Copy each line that contains the string "chart".
[begin DATASET SECTION]
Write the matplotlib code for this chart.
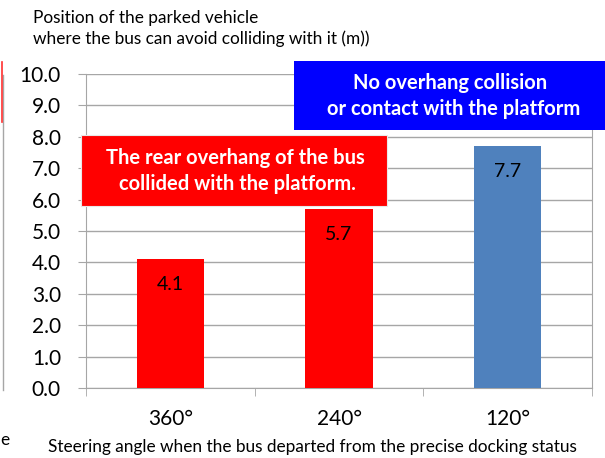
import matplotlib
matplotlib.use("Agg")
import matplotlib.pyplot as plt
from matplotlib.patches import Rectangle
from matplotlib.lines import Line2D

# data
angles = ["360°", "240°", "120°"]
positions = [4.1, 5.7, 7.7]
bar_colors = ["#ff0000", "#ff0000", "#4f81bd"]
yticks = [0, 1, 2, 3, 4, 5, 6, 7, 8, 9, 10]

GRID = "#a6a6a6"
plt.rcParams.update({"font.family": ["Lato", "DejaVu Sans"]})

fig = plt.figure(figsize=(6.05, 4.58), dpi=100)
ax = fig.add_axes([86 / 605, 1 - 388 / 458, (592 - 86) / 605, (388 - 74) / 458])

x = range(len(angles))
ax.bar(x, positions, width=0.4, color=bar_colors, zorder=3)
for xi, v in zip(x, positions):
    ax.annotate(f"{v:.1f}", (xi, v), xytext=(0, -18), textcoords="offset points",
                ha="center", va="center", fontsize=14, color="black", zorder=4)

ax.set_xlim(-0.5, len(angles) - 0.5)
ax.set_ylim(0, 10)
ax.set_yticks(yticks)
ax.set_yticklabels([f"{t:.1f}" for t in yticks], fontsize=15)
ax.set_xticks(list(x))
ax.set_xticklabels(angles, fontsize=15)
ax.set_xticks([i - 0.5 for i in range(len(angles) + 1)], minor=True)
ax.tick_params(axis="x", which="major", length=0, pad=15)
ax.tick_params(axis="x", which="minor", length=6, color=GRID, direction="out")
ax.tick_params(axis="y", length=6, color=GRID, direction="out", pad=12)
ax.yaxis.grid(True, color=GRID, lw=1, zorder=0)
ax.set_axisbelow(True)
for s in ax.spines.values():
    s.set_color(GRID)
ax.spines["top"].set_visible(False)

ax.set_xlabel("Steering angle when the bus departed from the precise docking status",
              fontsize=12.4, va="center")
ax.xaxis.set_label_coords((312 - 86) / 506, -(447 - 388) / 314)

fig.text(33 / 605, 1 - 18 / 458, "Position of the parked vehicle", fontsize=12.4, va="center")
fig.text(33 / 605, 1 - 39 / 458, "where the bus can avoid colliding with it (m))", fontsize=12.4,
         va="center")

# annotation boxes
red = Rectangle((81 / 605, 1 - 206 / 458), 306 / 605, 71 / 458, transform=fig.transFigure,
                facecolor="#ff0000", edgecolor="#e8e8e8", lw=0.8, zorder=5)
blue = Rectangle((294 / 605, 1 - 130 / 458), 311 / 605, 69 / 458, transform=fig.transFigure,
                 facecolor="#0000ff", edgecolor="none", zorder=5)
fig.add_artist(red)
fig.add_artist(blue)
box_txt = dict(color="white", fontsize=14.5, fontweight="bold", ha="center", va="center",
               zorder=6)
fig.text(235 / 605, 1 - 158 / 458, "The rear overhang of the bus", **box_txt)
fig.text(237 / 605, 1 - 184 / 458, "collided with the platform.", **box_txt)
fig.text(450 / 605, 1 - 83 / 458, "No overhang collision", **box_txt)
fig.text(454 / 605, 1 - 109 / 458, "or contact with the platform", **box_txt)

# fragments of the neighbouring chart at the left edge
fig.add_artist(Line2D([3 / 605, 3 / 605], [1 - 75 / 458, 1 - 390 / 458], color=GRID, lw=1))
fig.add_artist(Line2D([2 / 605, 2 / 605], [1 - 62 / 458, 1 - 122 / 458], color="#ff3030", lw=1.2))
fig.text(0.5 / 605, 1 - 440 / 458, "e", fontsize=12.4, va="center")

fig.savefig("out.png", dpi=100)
[end DATASET SECTION]
_COMPLETED EXERCISE_
Write the matplotlib code for this chart.
# fragments of the neighbouring chart at the left edge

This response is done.